DEA agents and deputies were checking the property at 1193 Pine Kill Road in Mamakating, a secluded property guarded by a stone gate and "no trespassing" signs, which leads to private Bear Drive. DEA agents and deputies saw a man locking the gate to the private road. An SUV was parked inside, occupied by several people, and a Lincoln Town Car pulled up behind the SUV. A DEA agent spoke to the man locking the gate and the Lincoln driver; both reeked of marijuana.

"They stunk out loud," Chaboty said.

As agents walked on Bear Drive, another car and a U-Haul approached from inside; they were also stopped, and all the suspects there were taken into custody. The suspects admitted to being "workers for an organization that grows marijuana, headed by another individual," according to the federal criminal complaint.

With the consent of one of the suspects, agents and police searched the 1193 Pine Kill Road/48 Bear Drive property; they found more than 1,000 pot plants, police said.

Another suspect told police about most of the other properties. From there, authorities hit house after house through the night and early morning, raiding addresses on South Road and Brooktrail Road in the Town of Mamakating; on Decker Road, Tuthill Road and Haring Road in Lumberland; and on Barker Road in the Town of Highland.

They called in assistance in the form of 30 more agents from the New York City Organized Crime Strike Force. By the time officials reached the last house, the occupants had fled, leaving food on the table.

"They must have been tipped, because they were gone," Chaboty said.

The pot plants were in various stages of growth, and some had been cut and dried.

All 15 arrested were described by law enforcement as immigrants from South and Central America; 14 of them were said to be undocumented immigrants. All were being taken to U.S. District Court in White Plains on Wednesday for arraignment.

At 800 South Road, a plain, gray-sided ranch house with an American flag hanging over the porch, agents were still clearing plants out of the property Wednesday afternoon. When the door was open, marijuana could be smelled from the road about 50 yards away.

The entire South Road property is surrounded by a 6-foot tall security fence posted with "Beware of Dogs" and "No Trespassing" signs.

A bevy of New York City media had camped out there. DEA officials backed up a U-Haul and unloaded cut plants that had been stuffed into plastic bags for the cameras.
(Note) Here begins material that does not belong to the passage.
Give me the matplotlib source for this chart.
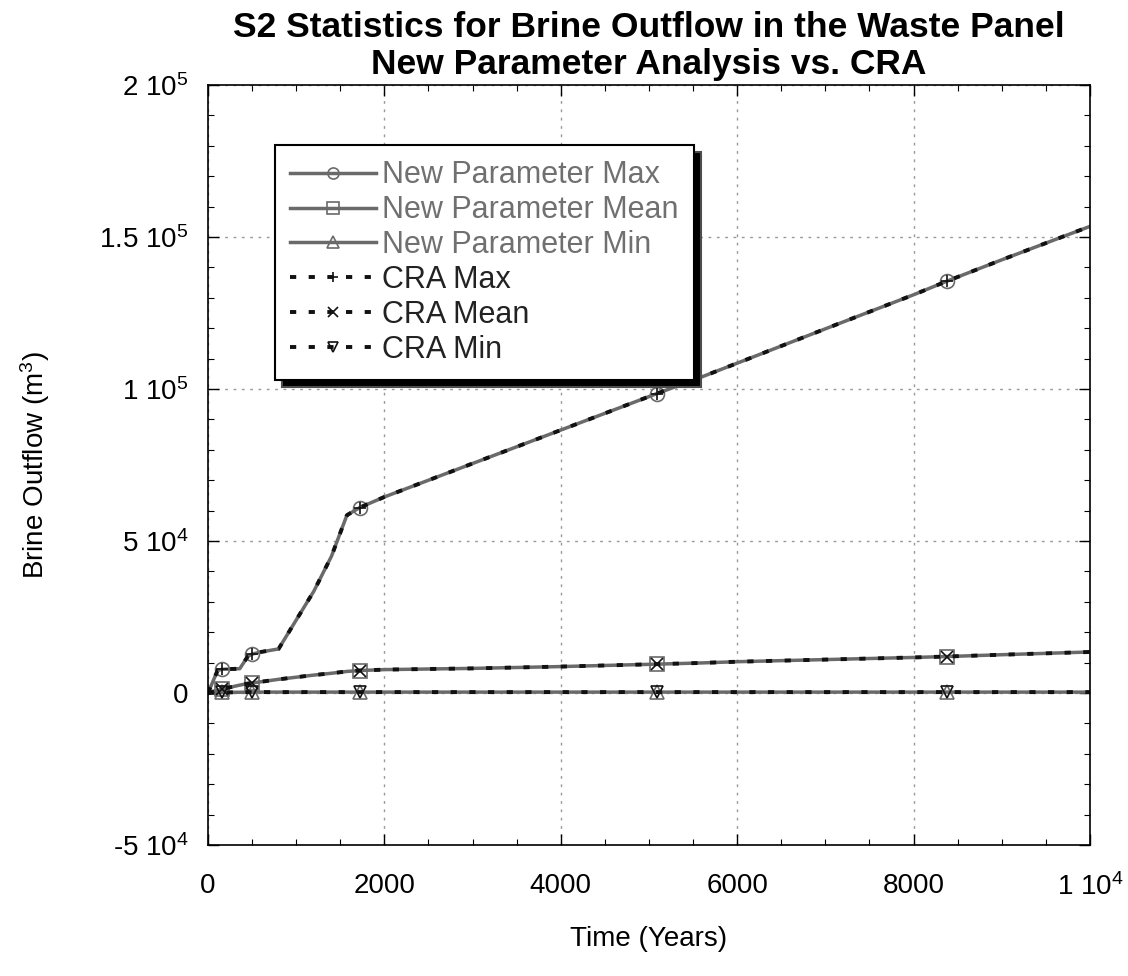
import matplotlib
matplotlib.use("Agg")
import matplotlib.pyplot as plt
from matplotlib.ticker import FixedLocator, FixedFormatter, MultipleLocator

plt.rcParams['font.family'] = ['Liberation Sans', 'DejaVu Sans']
plt.rcParams['mathtext.default'] = 'regular'

# time grid (years) shared by all statistics
years = [0, 110, 160, 360, 450, 500, 600, 800, 1000, 1200, 1400, 1575, 1720,
         2000, 3000, 4000, 5090, 5600, 6000, 7000, 8000, 8380, 9000, 10000]

# cumulative brine outflow (m^3)
new_max = [0, 7500, 7800, 8000, 12000, 12800, 13500, 14500, 24000, 33500, 45000,
           58500, 61000, 64500, 75500, 86500, 98500, 104000, 108500, 119800,
           131000, 135500, 142500, 153500]
new_mean = [0, 900, 1300, 2600, 3100, 3300, 3700, 4500, 5200, 5900, 6500, 7100,
            7400, 7700, 8100, 8700, 9500, 9900, 10300, 11000, 11700, 12000,
            12600, 13500]
new_min = [0, 150, 200, 250, 300, 300, 300, 300, 300, 300, 300, 300, 300, 300,
           300, 300, 300, 300, 300, 300, 300, 300, 300, 300]

cra_max = [0, 7500, 7800, 8000, 12000, 12800, 13500, 14500, 24000, 33500, 45000,
           58500, 61000, 64500, 75500, 86500, 98500, 104000, 108500, 119800,
           131000, 135500, 142500, 153500]
cra_mean = [0, 900, 1300, 2600, 3100, 3300, 3700, 4500, 5200, 5900, 6500, 7100,
            7400, 7700, 8100, 8700, 9500, 9900, 10300, 11000, 11700, 12000,
            12600, 13500]
cra_min = [0, 150, 200, 250, 300, 300, 300, 300, 300, 300, 300, 300, 300, 300,
           300, 300, 300, 300, 300, 300, 300, 300, 300, 300]

marker_years = [160, 500, 1720, 5090, 8380]

xtick_vals = [0, 2000, 4000, 6000, 8000, 10000]
xtick_labels = ['0', '2000', '4000', '6000', '8000', '1 10$^4$']
ytick_vals = [-50000, 0, 50000, 100000, 150000, 200000]
ytick_labels = ['-5 10$^4$', '0', '5 10$^4$', '1 10$^5$', '1.5 10$^5$', '2 10$^5$']

marks = [years.index(y) for y in marker_years]

fig = plt.figure(figsize=(11.28, 9.76), dpi=100)
ax = fig.add_axes([0.1844, 0.1342, 0.7819, 0.7787])

gray = '#6a6a6a'
dots = (0, (1.6, 3.2))

ax.plot(years, new_max, color=gray, lw=2.5, marker='o', ms=10, mfc='none',
        mec=gray, mew=1.2, markevery=marks, label='New Parameter Max')
ax.plot(years, new_mean, color=gray, lw=2.5, marker='s', ms=10, mfc='none',
        mec=gray, mew=1.2, markevery=marks, label='New Parameter Mean')
ax.plot(years, new_min, color=gray, lw=2.5, marker='^', ms=10, mfc='none',
        mec=gray, mew=1.2, markevery=marks, label='New Parameter Min')
ax.plot(years, cra_max, color='#111111', lw=2.8, ls=dots, marker='+', ms=9,
        mew=1.2, markevery=marks, label='CRA Max')
ax.plot(years, cra_mean, color='#111111', lw=2.8, ls=dots, marker='x', ms=9,
        mew=1.2, markevery=marks, label='CRA Mean')
ax.plot(years, cra_min, color='#111111', lw=2.8, ls=dots, marker='v', ms=9,
        mfc='none', mew=1.2, markevery=marks, label='CRA Min')

ax.set_xlim(0, 10000)
ax.set_ylim(-50000, 200000)
ax.xaxis.set_major_locator(FixedLocator(xtick_vals))
ax.xaxis.set_major_formatter(FixedFormatter(xtick_labels))
ax.yaxis.set_major_locator(FixedLocator(ytick_vals))
ax.yaxis.set_major_formatter(FixedFormatter(ytick_labels))
ax.xaxis.set_minor_locator(MultipleLocator(500))
ax.yaxis.set_minor_locator(MultipleLocator(10000))

ax.tick_params(which='both', direction='in', top=True, right=True, colors='black')
ax.tick_params(which='major', length=8, width=1)
ax.tick_params(which='minor', length=4, width=0.8)
ax.tick_params(axis='x', labelsize=20, pad=20)
ax.tick_params(axis='y', labelsize=20, pad=14)
for s in ax.spines.values():
    s.set_linewidth(1.2)

ax.grid(True, which='major', color='#999999', lw=1.0, ls=(0, (2, 4)))

ax.set_xlabel('Time (Years)', fontsize=20, labelpad=18)
ax.set_ylabel('Brine Outflow (m$^3$)', fontsize=20, labelpad=34)
ax.set_title('S2 Statistics for Brine Outflow in the Waste Panel\n'
             'New Parameter Analysis vs. CRA',
             fontsize=25.5, fontweight='bold', linespacing=1.15, pad=8)

leg = ax.legend(loc='upper left', bbox_to_anchor=(0.076, 0.921), fontsize=22,
                frameon=True, fancybox=False, edgecolor='black', framealpha=1,
                shadow={'ox': 5, 'oy': -5, 'facecolor': 'black', 'alpha': 1},
                handlelength=2.8, handletextpad=0.2, labelspacing=0.16,
                borderpad=0.5, markerscale=0.8, borderaxespad=0)
leg.get_frame().set_linewidth(1.5)
for txt in leg.get_texts()[:3]:
    txt.set_color('#707070')
for txt in leg.get_texts()[3:]:
    txt.set_color('#222222')

fig.savefig('out.png', dpi=100, facecolor='white')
Growers had apparently bypassed the electrical meters to avoid detection at the South Road house and another property; two other properties, including some of the buildings at the Pine Kill address, were powered by commercial grade diesel generators.

A man named John who lives near the South Road house, where 400-500 plants were seized, said the 6-foot-high security fences around the property went up last spring.